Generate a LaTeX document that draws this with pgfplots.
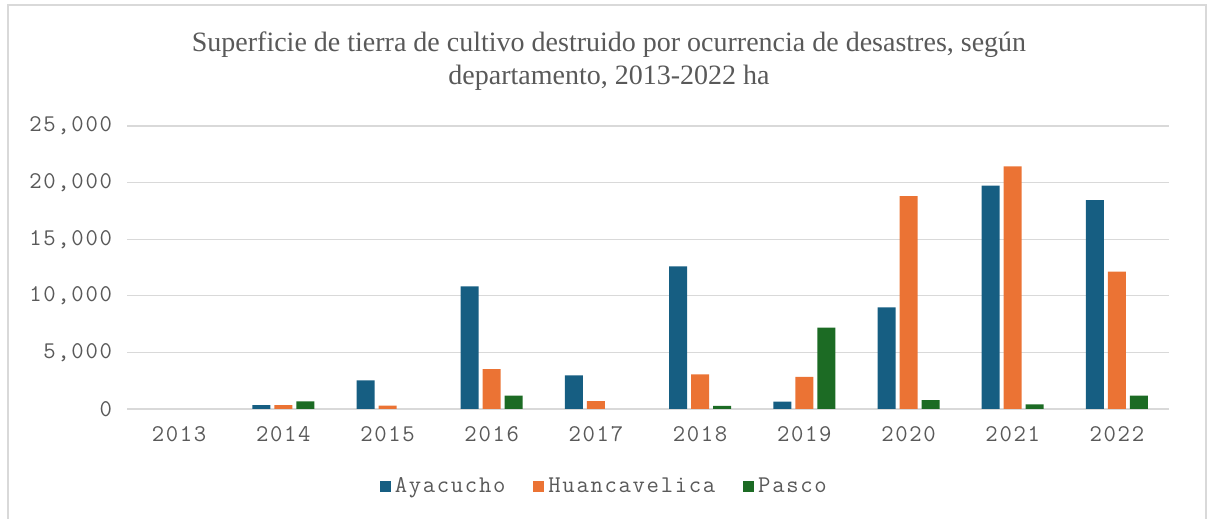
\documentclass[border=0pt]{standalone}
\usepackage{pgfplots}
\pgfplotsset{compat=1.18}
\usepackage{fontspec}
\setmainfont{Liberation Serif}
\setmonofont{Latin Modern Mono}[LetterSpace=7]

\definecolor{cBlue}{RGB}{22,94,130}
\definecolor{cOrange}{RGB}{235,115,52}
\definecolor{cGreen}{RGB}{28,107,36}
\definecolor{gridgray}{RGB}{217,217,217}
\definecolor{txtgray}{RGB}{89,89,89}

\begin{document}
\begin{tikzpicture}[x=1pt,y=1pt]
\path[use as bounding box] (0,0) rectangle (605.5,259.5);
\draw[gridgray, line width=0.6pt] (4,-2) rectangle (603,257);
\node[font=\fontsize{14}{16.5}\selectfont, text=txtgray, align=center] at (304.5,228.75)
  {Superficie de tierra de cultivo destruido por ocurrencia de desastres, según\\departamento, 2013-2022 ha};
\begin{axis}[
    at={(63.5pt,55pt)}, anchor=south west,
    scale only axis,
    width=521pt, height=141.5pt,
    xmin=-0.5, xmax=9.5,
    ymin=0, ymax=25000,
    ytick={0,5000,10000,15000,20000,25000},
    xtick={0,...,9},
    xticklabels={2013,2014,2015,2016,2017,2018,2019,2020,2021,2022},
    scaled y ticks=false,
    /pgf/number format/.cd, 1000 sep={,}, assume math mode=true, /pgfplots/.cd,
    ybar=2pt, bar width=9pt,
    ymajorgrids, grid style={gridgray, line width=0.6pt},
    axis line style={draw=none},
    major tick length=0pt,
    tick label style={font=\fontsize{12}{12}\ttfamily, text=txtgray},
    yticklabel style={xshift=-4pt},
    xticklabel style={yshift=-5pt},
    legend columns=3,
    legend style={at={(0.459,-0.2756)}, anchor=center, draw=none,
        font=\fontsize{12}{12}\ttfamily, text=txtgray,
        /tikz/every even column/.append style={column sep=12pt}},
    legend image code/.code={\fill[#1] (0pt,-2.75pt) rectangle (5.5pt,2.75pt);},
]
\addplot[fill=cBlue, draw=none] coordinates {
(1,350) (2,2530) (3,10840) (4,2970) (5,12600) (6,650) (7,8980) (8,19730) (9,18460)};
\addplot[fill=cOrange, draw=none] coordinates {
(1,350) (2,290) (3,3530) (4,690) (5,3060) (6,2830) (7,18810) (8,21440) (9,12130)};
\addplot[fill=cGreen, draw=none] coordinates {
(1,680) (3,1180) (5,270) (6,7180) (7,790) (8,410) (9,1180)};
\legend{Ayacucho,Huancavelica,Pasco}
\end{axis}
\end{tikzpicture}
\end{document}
========================================================================
Give the material again exactly as it is, but keep the pictures out.

### Exercise solution
Generate a LaTeX document that draws this with pgfplots.
\documentclass[border=0pt]{standalone}
\usepackage{pgfplots}
\pgfplotsset{compat=1.18}
\usepackage{fontspec}
\setmainfont{Liberation Serif}
\setmonofont{Latin Modern Mono}[LetterSpace=7]

\definecolor{cBlue}{RGB}{22,94,130}
\definecolor{cOrange}{RGB}{235,115,52}
\definecolor{cGreen}{RGB}{28,107,36}
\definecolor{gridgray}{RGB}{217,217,217}
\definecolor{txtgray}{RGB}{89,89,89}

\begin{document}
\begin{tikzpicture}[x=1pt,y=1pt]
\path[use as bounding box] (0,0) rectangle (605.5,259.5);
\draw[gridgray, line width=0.6pt] (4,-2) rectangle (603,257);
\node[font=\fontsize{14}{16.5}\selectfont, text=txtgray, align=center] at (304.5,228.75)
  {Superficie de tierra de cultivo destruido por ocurrencia de desastres, según\\departamento, 2013-2022 ha};
\begin{axis}[
    at={(63.5pt,55pt)}, anchor=south west,
    scale only axis,
    width=521pt, height=141.5pt,
    xmin=-0.5, xmax=9.5,
    ymin=0, ymax=25000,
    ytick={0,5000,10000,15000,20000,25000},
    xtick={0,...,9},
    xticklabels={2013,2014,2015,2016,2017,2018,2019,2020,2021,2022},
    scaled y ticks=false,
    /pgf/number format/.cd, 1000 sep={,}, assume math mode=true, /pgfplots/.cd,
    ybar=2pt, bar width=9pt,
    ymajorgrids, grid style={gridgray, line width=0.6pt},
    axis line style={draw=none},
    major tick length=0pt,
    tick label style={font=\fontsize{12}{12}\ttfamily, text=txtgray},
    yticklabel style={xshift=-4pt},
    xticklabel style={yshift=-5pt},
    legend columns=3,
    legend style={at={(0.459,-0.2756)}, anchor=center, draw=none,
        font=\fontsize{12}{12}\ttfamily, text=txtgray,
        /tikz/every even column/.append style={column sep=12pt}},
    legend image code/.code={\fill[#1] (0pt,-2.75pt) rectangle (5.5pt,2.75pt);},
]
\addplot[fill=cBlue, draw=none] coordinates {
(1,350) (2,2530) (3,10840) (4,2970) (5,12600) (6,650) (7,8980) (8,19730) (9,18460)};
\addplot[fill=cOrange, draw=none] coordinates {
(1,350) (2,290) (3,3530) (4,690) (5,3060) (6,2830) (7,18810) (8,21440) (9,12130)};
\addplot[fill=cGreen, draw=none] coordinates {
(1,680) (3,1180) (5,270) (6,7180) (7,790) (8,410) (9,1180)};
\legend{Ayacucho,Huancavelica,Pasco}
\end{axis}
\end{tikzpicture}
\end{document}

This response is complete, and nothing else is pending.